While residential sales may slow during an economic recession, rental properties or commercial leasing can remain stable or even grow. Diversification also allows real estate professionals to tap into untapped or underserved markets, positioning their businesses for growth even in challenging environments. Diversification into other investment areas can spread risk even further.

Strategies for Diversifying a Real Estate Business

Diversification can take many forms, depending on your expertise, market trends, and financial resources. 

Expanding Property Types

One of the simplest ways to diversify is by dealing with a variety of property types. If your business primarily focuses on residential properties, consider branching out into recreational properties, commercial or industrial real estate, or land development; these all tend to follow different economic cycles. 

Diversifying Geographically

Focusing on a single geographic area can limit growth opportunities and increase risk if the local market experiences a downturn. Expanding your business into multiple regions or cities spreads risk and opens access to a broader client base. 

Careful research and a strategic plan are needed, as each market has distinct regulations, tax implications, and consumer preferences, making local expertise crucial for success. 

Diversifying Services

Offering complementary services such as property management, real estate consulting, staging and design, and maintenance services provides alternative ongoing income. 

Property management enables real estate professionals to build long-term relationships with landlords and tenants while earning steady income through fees. Similarly, staging and design services help investors maximize rental income by attracting the right audience, requiring skill in creating cost-effective, functional, and appealing spaces. Expanding into services that align with your existing expertise makes diversification more seamless and effective.

Investing in Alternative Real Estate Assets

In Canada, real estate professionals face restrictions on direct property investments to avoid conflicts of interest, ethical concerns, and regulatory violations. They must disclose their licensed status, adhere to brokerage and provincial guidelines, and avoid using insider knowledge for personal gain.

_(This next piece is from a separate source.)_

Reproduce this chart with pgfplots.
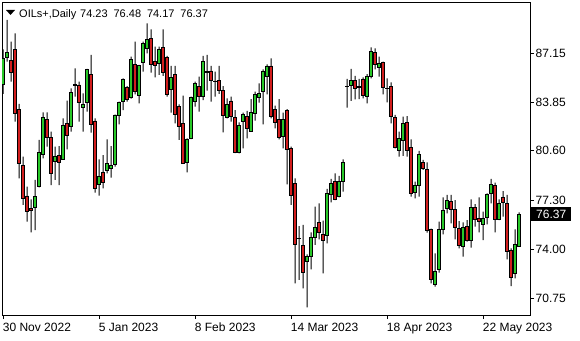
\documentclass[border=0pt]{standalone}
\usepackage{fontspec}
\setmainfont{Liberation Sans}
\usepackage{pgfplots}
\pgfplotsset{compat=1.18}
\usepackage{pgfplotstable}
\definecolor{bull}{RGB}{40,200,40}
\definecolor{bear}{RGB}{210,30,30}

\pgfplotstableread{
i o h l c
0 85.05 87.40 84.41 86.79
1 86.86 89.36 86.57 87.17
2 86.68 87.91 85.23 85.86
3 87.40 88.47 82.55 83.11
4 83.40 83.74 78.76 79.76
5 79.65 80.21 76.98 77.42
6 77.58 78.20 75.86 76.57
7 76.75 77.35 75.15 76.60
8 76.82 78.65 75.30 77.53
9 78.20 81.33 78.15 80.50
10 80.39 83.18 80.10 82.84
11 82.73 83.18 80.88 81.48
12 81.50 81.88 78.31 79.10
13 79.88 80.88 78.65 80.26
14 80.32 80.92 78.31 79.83
15 80.03 82.78 79.99 82.29
16 82.44 83.96 80.70 81.66
17 82.22 84.78 81.88 84.52
18 84.96 86.12 84.23 85.05
19 85.01 85.23 82.55 83.85
20 83.51 84.45 81.88 83.71
21 83.85 86.08 83.22 86.06
22 85.74 87.02 81.82 82.38
23 82.60 82.78 77.80 78.09
24 78.36 80.03 77.60 78.92
25 79.16 80.32 78.09 78.49
26 79.30 81.37 79.10 79.76
27 79.43 80.92 78.81 79.65
28 79.72 83.02 79.54 83.00
29 82.95 83.89 82.38 83.85
30 83.89 85.45 83.33 85.39
31 84.85 84.94 83.89 84.05
32 84.16 86.90 84.09 86.73
33 86.39 87.91 84.38 84.56
34 84.34 86.35 83.78 86.30
35 86.52 87.91 85.90 87.80
36 87.46 89.14 87.13 88.06
37 88.13 88.73 85.83 86.39
38 86.57 87.57 85.52 86.33
39 86.46 87.57 85.68 87.40
40 87.53 88.73 85.61 85.83
41 86.86 86.95 84.23 84.41
42 84.72 86.28 83.16 85.50
43 85.74 86.28 82.44 83.04
44 83.60 83.71 81.33 82.22
45 82.44 84.29 79.72 79.76
46 79.83 81.44 79.16 81.39
47 81.44 84.23 81.39 84.16
48 83.89 85.23 83.56 85.12
49 84.94 85.57 83.22 84.23
50 84.23 86.95 84.00 86.61
51 85.90 87.02 84.63 85.88
52 85.95 86.28 83.89 85.30
53 85.28 85.90 84.23 85.27
54 85.34 86.28 84.41 84.67
55 84.67 84.94 81.84 82.95
56 82.84 84.11 82.78 83.71
57 83.94 84.23 82.55 82.93
58 82.84 83.33 80.45 80.50
59 80.50 82.51 80.43 82.29
60 82.60 83.16 80.77 83.04
61 82.93 83.27 81.44 82.11
62 81.93 84.07 81.88 83.16
63 83.11 84.56 82.62 84.38
64 84.18 85.12 83.83 84.45
65 84.61 86.06 82.38 85.95
66 85.61 86.39 84.38 86.28
67 86.28 86.79 82.78 82.89
68 83.40 83.62 82.11 82.51
69 82.73 84.07 81.37 81.50
70 81.55 83.16 80.77 82.73
71 83.33 83.40 78.36 80.72
72 80.77 80.88 76.98 77.65
73 78.43 78.76 71.73 74.34
74 74.74 75.57 71.96 74.72
75 74.25 75.64 71.40 72.47
76 73.18 73.67 70.13 73.52
77 73.52 75.15 72.67 74.81
78 74.81 76.86 74.30 75.48
79 75.81 77.08 74.68 75.15
80 75.01 75.93 72.40 74.59
81 74.97 78.05 74.41 77.76
82 77.71 78.72 77.15 78.43
83 78.54 79.10 77.31 77.38
84 77.53 78.92 77.49 78.54
85 78.54 80.03 77.87 79.83
86 84.91 85.41 83.49 84.90
87 85.01 86.08 83.94 85.34
88 85.34 85.61 84.05 84.78
89 84.90 85.41 84.07 84.88
90 85.41 85.52 84.11 84.29
91 84.27 85.74 83.78 85.57
92 85.57 87.53 85.45 87.28
93 87.19 87.46 86.06 86.39
94 86.17 86.90 85.57 86.46
95 86.52 86.57 84.38 84.85
96 84.79 85.45 83.85 84.78
97 84.94 85.19 82.44 82.89
98 82.84 83.00 80.77 80.84
99 80.61 81.88 80.21 81.44
100 81.33 82.89 80.26 82.44
101 82.51 82.93 80.21 80.66
102 80.84 81.37 77.53 77.76
103 77.82 78.54 77.42 78.27
104 78.27 80.59 77.53 80.37
105 79.83 79.99 79.32 79.43
106 79.36 79.83 75.12 75.30
107 75.35 75.40 71.73 72.00
108 71.67 73.74 71.51 72.51
109 72.67 75.86 72.45 75.35
110 75.35 77.49 75.01 76.64
111 76.75 77.65 76.42 77.31
112 77.24 77.65 75.75 76.69
113 76.69 77.31 74.68 75.46
114 75.41 75.90 74.07 74.25
115 74.18 75.81 73.52 75.46
116 75.53 75.97 74.52 74.59
117 74.63 77.35 74.12 76.82
118 76.82 77.04 75.53 76.01
119 76.08 77.49 75.15 75.86
120 75.68 76.53 74.63 76.08
121 76.15 77.76 75.68 77.71
122 77.76 78.72 77.09 78.38
123 78.31 78.47 75.15 76.04
124 76.04 77.35 75.97 77.09
125 77.49 77.91 76.19 77.15
126 77.09 77.65 73.34 73.90
127 73.96 74.07 71.55 72.11
128 72.40 75.35 72.07 74.34
129 74.23 76.48 74.17 76.37
}\data

\newcommand{\lblfont}{\fontsize{12}{14}\selectfont}
\newcommand{\hdrfont}{\fontsize{11}{13}\selectfont}
\begin{document}
\begin{tikzpicture}
\pgfplotsset{common/.style={scale only axis, width=528pt, height=313pt,
  xmin=-0.3, xmax=131.7, ymin=69.613, ymax=90.563,
  at={(0pt,0pt)}, anchor=south west}}
\begin{axis}[common, ybar stacked, bar width=1pt,
  axis line style={black, line width=0.8pt},
  tick align=outside, major tick length=4pt,
  tick style={black, line width=0.8pt},
  xtick pos=bottom, ytick pos=right, yticklabel pos=right,
  xtick={0,24,48,72,96,120},
  xticklabels={30 Nov 2022, 5 Jan 2023, 8 Feb 2023, 14 Mar 2023, 18 Apr 2023, 22 May 2023},
  ytick={70.75,74,77.3,80.6,83.85,87.15},
  yticklabels={70.75,74.00,77.30,80.60,83.85,87.15},
  xticklabel style={font=\lblfont, text=black, anchor=north west, inner sep=0pt, xshift=-0.5pt, yshift=-4pt},
  yticklabel style={font=\lblfont, text=black, anchor=west, inner sep=0pt, xshift=1.5pt},
  ]
\addplot[draw=none, fill=none] table[x=i, y=l] {\data};
\addplot[fill=black, draw=none] table[x=i, y expr=\thisrow{h}-\thisrow{l}] {\data};
\end{axis}
\begin{axis}[common, hide axis, ybar stacked, bar width=3pt, clip mode=individual]
\addplot[draw=none, fill=none] table[x=i, y expr={min(\thisrow{o},\thisrow{c})}] {\data};
\addplot[fill=bull, draw=black, line width=0.8pt] table[x=i, y expr={max(\thisrow{c}-\thisrow{o},0)}] {\data};
\addplot[fill=bear, draw=black, line width=0.8pt] table[x=i, y expr={max(\thisrow{o}-\thisrow{c},0)}] {\data};
\fill[black] (rel axis cs:0,1) ++(4pt,-8pt) -- ++(9pt,0pt) -- ++(-4.5pt,-5pt) -- cycle;
\node[anchor=base west, inner sep=0pt, font=\hdrfont] at ([xshift=17pt,yshift=-15.5pt]rel axis cs:0,1) {OILs+,Daily};
\node[anchor=base west, inner sep=0pt, font=\hdrfont] at ([xshift=78pt,yshift=-15.5pt]rel axis cs:0,1) {74.23};
\node[anchor=base west, inner sep=0pt, font=\hdrfont] at ([xshift=111.4pt,yshift=-15.5pt]rel axis cs:0,1) {76.48};
\node[anchor=base west, inner sep=0pt, font=\hdrfont] at ([xshift=144.8pt,yshift=-15.5pt]rel axis cs:0,1) {74.17};
\node[anchor=base west, inner sep=0pt, font=\hdrfont] at ([xshift=178.2pt,yshift=-15.5pt]rel axis cs:0,1) {76.37};
\node[anchor=west, fill=black, text=white, inner xsep=5pt, inner ysep=2.5pt, font=\lblfont] at ([xshift=1pt]axis cs:131.7,76.37) {76.37};
\end{axis}
\pgfresetboundingbox
\path[use as bounding box] (-2pt,-25pt) rectangle (578pt,315pt);
\end{tikzpicture}
\end{document}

However, they can invest in properties ethically by ensuring full transparency, obtaining necessary approvals, and avoiding conflicts with their professional responsibilities.

Additionally, real estate investment trusts (REITs), real estate mutual funds, crowdfunding platforms, and other indirect real estate investments allow real estate professionals to participate in larger-scale projects without significant upfront capital. These options also provide exposure to diversified real estate assets with minimal operational responsibilities.

Exploring Other Investments

Diversifying into non-real estate investments can provide financial stability and open new opportunities for growth. Non-real estate investments, such as stocks, bonds, or commodities, can serve as a hedge against the cyclical nature of real estate markets. 

Considerations and Challenges

Diversification offers significant benefits but comes with challenges, such as the need for thorough research, substantial investment, and a strong understanding of unfamiliar markets. Missteps like overextending resources or neglecting market specifics can strain finances and harm your reputation. Expanding into areas like property management or commercial real estate often requires additional systems, skilled staff, and specialized expertise, all of which must be weighed against potential returns. Ensuring legal and regulatory compliance is also critical. Taking the time to educate yourself and prepare thoroughly is essential for successful and sustainable diversification.